London-based Archax last week received long-awaited regulatory approval for its digital securities exchange for tokenised assets. The development makes Archax the first FCA-regulated digital exchange, paving the way for institutional market participants to trade in tokenised assets when the exchange launches sometime in 2021.
Archax was founded by a group of market practitioners to offer institutional-grade issuance, trading and custody facilities for digital assets, by which participants are able to take real-world assets, such as real estate, equity, debt or funds, and tokenise them using blockchain technology.
According to Archax chief marketing officer Simon Barnby, the exchange seeks to offer the level of service and security that institutional market participants are used to. “We are about tokenising assets on the blockchain, then facilitating selling and trading those tokens. for institutions to do that, the venue needs to be regulated. We’re basically trying to do this in the way it’s done in existing institutional markets.”
The exchange hopes that the fact that it is an FCA-regulated market based in London, equipped with an institutional-grade matching engine and trading surveillance in the form of Aquis Technology’s platform, R3’s private Corda blockchain for post-trade, a FIX interface for connectivity, and its own custody services function, will provide a similar experience for institutions seeking to take advantage of digital securities as a new asset class.
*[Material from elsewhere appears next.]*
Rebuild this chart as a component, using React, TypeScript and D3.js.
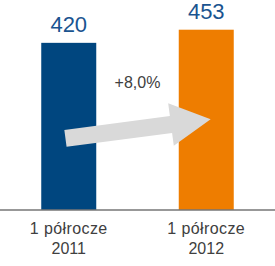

Archax’s management team is also comprised of experience market participants, and includes former London Stock Exchange strategy head David Lester.
So far, institutional players’ ability to participate in the promising digital securities segment has been limited, with the few existing digital asset exchanges based in relatively obscure jurisdictions such as Estonia, Malta and the Seychelles. While SIX has launched its own SDX digital exchange, this seeks largely to replicate its existing marketplace in a blockchain environment, while the tZero initiative is focused almost exclusively on the US.
Barnby says that Archax has been encouraged by interest in its offering to date. While it has received indications of interest from all the major investment banks, it expects early adopters to be more flexible organizations like smaller specialist brokers and hedge funds. So far 12 brokers and three market-makers have signed up to participate. Archax says it has 35 issuances in the pipeline, with tokenisation ranging from real estate to equity and debt funds.
The FCA approval covered four areas: the exchange itself, broker permissions, custodian services and crypto asset regulation, with this latter element required under the 5th AML Directive. The approval process took more than a year, during which time Archax built out its own custodian capability, which it is now able to offer as a standalone service for digital assets. Concerns about AML and KYC have been a significant obstacle to institutional uptake of digital assets and cryptocurrencies.